> [PROBLEM DETAILS]
Write out each line in which the string "draw" is present.

> [DATA SEGMENT]
• • •

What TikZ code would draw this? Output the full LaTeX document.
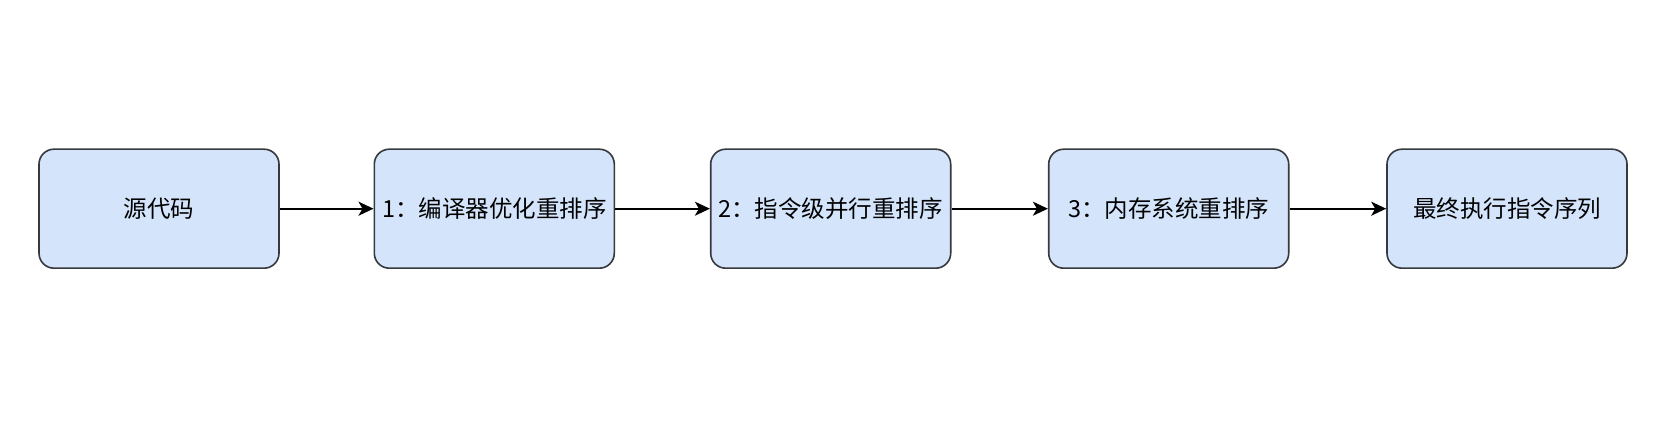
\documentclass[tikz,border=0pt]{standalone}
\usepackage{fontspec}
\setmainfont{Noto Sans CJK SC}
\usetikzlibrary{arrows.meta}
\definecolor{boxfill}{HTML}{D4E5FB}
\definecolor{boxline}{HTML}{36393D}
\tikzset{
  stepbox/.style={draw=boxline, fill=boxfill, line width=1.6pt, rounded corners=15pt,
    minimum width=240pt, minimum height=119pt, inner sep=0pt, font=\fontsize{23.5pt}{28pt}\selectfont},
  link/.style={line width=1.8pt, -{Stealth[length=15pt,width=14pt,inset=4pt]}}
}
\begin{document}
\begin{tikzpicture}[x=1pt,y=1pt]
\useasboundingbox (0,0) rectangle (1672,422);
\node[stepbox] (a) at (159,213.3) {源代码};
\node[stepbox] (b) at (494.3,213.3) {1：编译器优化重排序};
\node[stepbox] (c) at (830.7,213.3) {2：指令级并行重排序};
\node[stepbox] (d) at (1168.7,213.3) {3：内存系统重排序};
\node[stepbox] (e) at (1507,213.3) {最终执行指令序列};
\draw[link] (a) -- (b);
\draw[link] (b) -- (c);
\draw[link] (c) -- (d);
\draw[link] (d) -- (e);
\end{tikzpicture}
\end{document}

• • •

> [TASK SOLUTION]
What TikZ code would draw this? Output the full LaTeX document.
  stepbox/.style={draw=boxline, fill=boxfill, line width=1.6pt, rounded corners=15pt,
\draw[link] (a) -- (b);
\draw[link] (b) -- (c);
\draw[link] (c) -- (d);
\draw[link] (d) -- (e);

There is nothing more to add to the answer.